## Set exercise
Transcribe every line from the top down to the line with "import seaborn as sns", both ends included, but not the pictures.

## Data shown
|---|

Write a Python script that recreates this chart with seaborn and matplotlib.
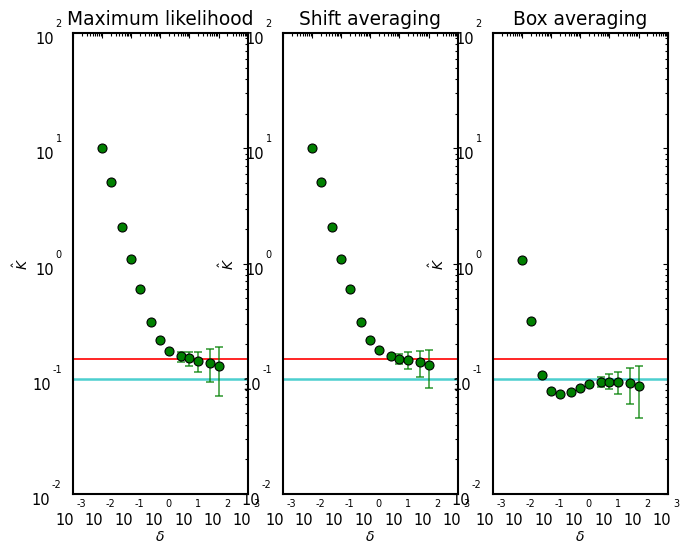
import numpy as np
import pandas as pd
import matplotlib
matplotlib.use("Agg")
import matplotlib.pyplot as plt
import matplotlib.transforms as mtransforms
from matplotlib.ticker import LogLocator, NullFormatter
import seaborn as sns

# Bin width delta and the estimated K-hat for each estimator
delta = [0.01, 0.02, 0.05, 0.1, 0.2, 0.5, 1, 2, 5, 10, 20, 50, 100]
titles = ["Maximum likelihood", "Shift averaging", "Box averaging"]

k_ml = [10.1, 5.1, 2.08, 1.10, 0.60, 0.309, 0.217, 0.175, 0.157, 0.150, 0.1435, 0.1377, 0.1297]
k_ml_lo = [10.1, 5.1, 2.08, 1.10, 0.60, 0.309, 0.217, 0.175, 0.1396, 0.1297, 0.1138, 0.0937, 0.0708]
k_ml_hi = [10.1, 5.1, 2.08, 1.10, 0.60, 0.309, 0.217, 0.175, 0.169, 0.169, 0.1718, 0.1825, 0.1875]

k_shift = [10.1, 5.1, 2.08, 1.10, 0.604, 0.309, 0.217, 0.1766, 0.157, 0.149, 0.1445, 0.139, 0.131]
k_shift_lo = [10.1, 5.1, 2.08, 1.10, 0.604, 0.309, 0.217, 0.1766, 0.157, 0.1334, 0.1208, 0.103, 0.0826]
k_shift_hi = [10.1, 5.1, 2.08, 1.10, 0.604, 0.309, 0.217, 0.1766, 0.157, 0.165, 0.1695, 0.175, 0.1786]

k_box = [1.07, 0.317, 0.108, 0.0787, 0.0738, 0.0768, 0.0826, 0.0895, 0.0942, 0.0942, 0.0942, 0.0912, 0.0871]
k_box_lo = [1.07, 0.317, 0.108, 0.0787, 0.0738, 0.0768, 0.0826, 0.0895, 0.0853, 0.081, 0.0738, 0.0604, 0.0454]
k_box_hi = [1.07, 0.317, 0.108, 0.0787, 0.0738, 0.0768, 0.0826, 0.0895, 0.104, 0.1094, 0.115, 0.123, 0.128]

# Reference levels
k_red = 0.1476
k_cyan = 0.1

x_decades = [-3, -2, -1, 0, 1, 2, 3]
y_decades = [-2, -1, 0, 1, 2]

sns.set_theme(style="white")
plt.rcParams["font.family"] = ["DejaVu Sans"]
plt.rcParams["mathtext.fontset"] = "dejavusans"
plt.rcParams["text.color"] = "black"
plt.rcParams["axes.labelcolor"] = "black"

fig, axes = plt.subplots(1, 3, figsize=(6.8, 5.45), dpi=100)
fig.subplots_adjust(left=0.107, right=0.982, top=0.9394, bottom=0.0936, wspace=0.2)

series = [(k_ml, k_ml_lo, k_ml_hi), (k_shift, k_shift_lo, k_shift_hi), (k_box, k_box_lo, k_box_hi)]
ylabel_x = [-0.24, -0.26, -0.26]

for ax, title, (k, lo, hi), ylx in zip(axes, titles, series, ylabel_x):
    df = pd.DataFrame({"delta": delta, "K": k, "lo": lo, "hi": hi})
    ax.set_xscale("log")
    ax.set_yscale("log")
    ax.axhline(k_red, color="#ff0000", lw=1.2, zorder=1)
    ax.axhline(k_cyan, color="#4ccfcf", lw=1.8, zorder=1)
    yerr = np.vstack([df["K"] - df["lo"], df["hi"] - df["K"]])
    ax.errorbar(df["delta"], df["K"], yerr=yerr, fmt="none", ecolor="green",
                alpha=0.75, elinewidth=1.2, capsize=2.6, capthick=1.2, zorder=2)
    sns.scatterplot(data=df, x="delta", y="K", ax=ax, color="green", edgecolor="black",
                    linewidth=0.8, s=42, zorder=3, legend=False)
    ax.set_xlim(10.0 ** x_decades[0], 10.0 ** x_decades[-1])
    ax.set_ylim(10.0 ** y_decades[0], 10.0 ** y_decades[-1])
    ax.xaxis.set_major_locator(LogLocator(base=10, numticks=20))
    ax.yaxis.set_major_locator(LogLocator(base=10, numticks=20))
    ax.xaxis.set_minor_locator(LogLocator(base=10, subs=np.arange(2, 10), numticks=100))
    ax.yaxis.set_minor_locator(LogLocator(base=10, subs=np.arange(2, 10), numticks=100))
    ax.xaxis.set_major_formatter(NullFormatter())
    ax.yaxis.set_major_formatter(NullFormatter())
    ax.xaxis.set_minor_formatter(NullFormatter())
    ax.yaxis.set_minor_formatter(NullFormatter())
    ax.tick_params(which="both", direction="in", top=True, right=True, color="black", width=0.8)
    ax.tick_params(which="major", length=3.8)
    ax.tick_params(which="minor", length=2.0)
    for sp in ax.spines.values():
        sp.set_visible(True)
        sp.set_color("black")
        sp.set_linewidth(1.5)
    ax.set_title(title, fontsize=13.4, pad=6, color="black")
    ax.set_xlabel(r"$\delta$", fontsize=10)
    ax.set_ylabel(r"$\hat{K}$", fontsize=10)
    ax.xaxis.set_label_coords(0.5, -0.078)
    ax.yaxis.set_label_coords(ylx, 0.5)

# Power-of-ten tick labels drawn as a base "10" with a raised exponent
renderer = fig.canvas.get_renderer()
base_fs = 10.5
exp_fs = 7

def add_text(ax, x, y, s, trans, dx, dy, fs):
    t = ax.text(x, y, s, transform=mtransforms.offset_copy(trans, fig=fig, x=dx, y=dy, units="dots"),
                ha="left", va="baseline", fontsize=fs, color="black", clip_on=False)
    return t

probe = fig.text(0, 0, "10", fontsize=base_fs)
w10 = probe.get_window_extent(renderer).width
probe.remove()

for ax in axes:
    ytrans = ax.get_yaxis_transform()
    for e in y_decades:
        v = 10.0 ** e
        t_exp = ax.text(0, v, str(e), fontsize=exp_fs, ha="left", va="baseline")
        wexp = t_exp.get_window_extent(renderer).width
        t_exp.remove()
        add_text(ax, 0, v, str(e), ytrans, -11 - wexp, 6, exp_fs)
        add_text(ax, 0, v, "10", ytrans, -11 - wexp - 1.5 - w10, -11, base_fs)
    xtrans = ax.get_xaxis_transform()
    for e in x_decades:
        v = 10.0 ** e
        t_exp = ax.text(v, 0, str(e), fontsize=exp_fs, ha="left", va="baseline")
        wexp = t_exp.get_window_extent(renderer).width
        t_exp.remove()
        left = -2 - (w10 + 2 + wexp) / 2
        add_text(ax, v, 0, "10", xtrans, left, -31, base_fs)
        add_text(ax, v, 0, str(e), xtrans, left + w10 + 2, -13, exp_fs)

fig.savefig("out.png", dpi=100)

|---|

## Final answer
Write a Python script that recreates this chart with seaborn and matplotlib.
import numpy as np
import pandas as pd
import matplotlib
matplotlib.use("Agg")
import matplotlib.pyplot as plt
import matplotlib.transforms as mtransforms
from matplotlib.ticker import LogLocator, NullFormatter
import seaborn as sns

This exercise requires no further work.